The Social Security Fairness Act, signed into law on January 5, 2025, repeals two long standing Social Security provisions that reduced benefits for millions of public sector workers and their families. The Government Pension Offset (GPO) and Windfall Elimination Provision (WEP), which had affected Social Security spousal, survivor, retirement, and disability benefits since the 1970s and 1980s, no longer apply to benefits payable for January 2024 and later. This historic change restores full Social Security benefits to approximately 3.2 million individuals who receive pensions from federal, state, or local government employment not covered by Social Security taxes.

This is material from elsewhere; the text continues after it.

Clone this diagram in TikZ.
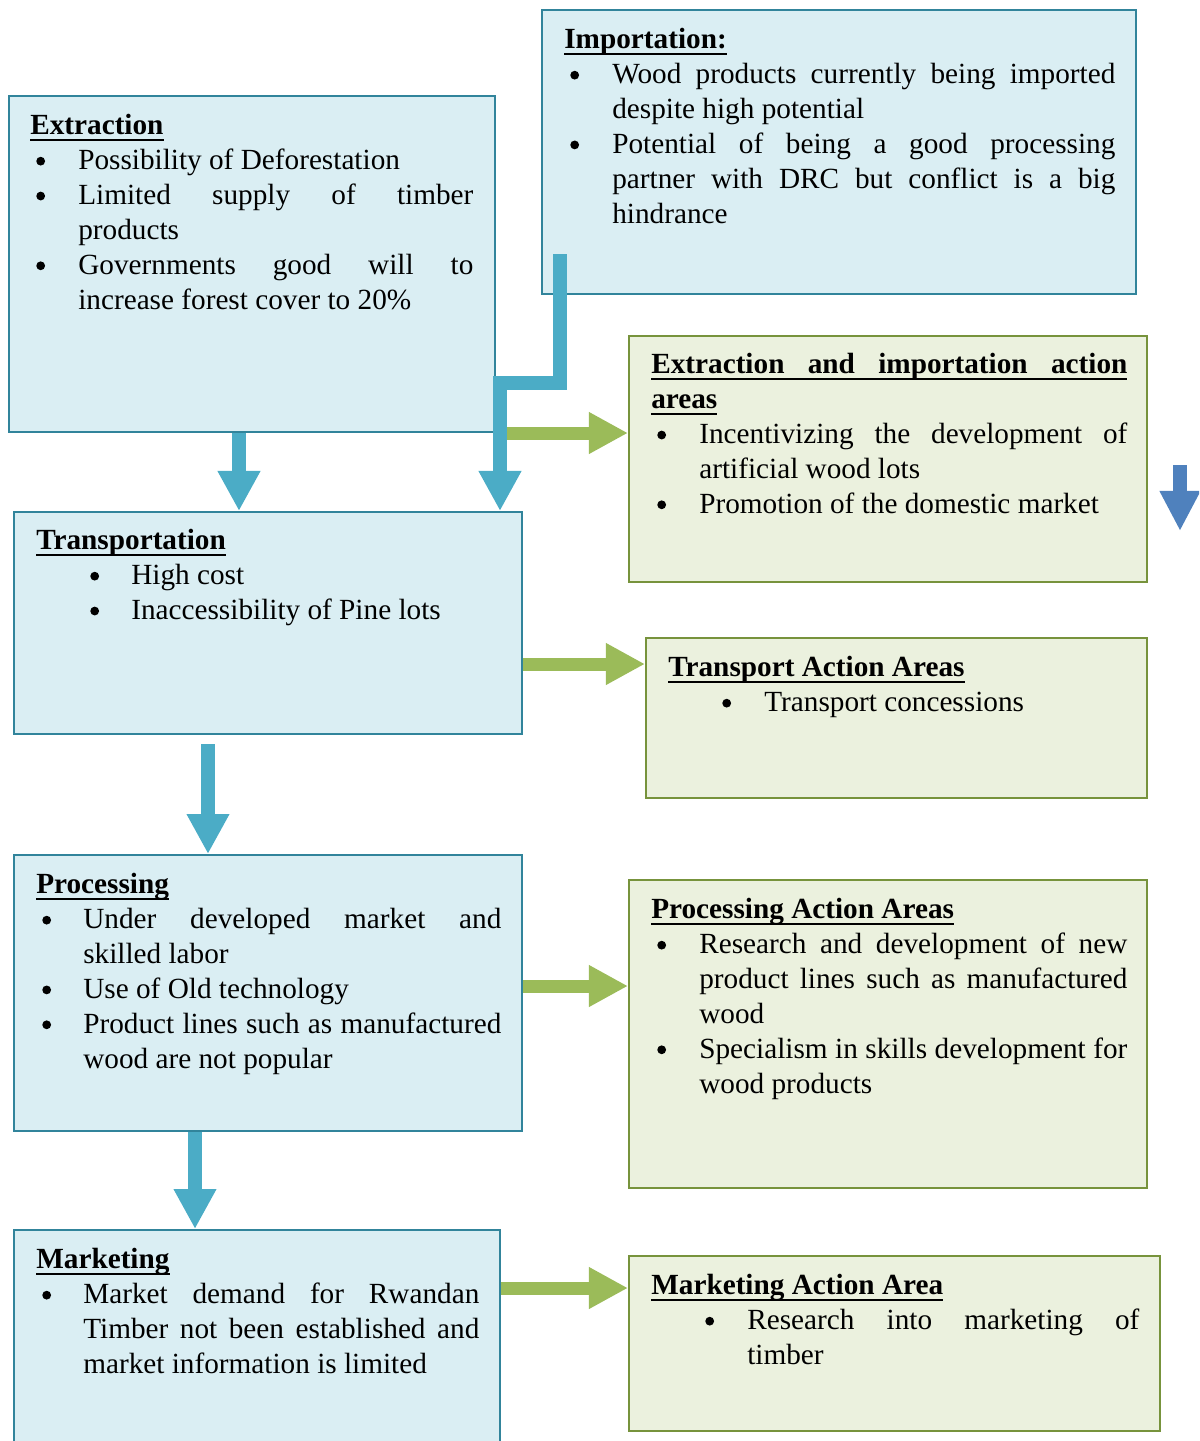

Understanding this legislative change provides essential context for retirement planning, particularly for public sector employees such as teachers, firefighters, police officers, and federal civil service retirees. The repeal represents one of the most significant modifications to Social Security benefit calculations in decades, with retroactive payments totaling $17 billion distributed to affected beneficiaries and monthly benefit increases ranging from modest adjustments to over $1,000 per month depending on individual circumstances. The change also carries substantial implications for Social Security's long-term financial stability, with projected costs approaching $200 billion over the next decade.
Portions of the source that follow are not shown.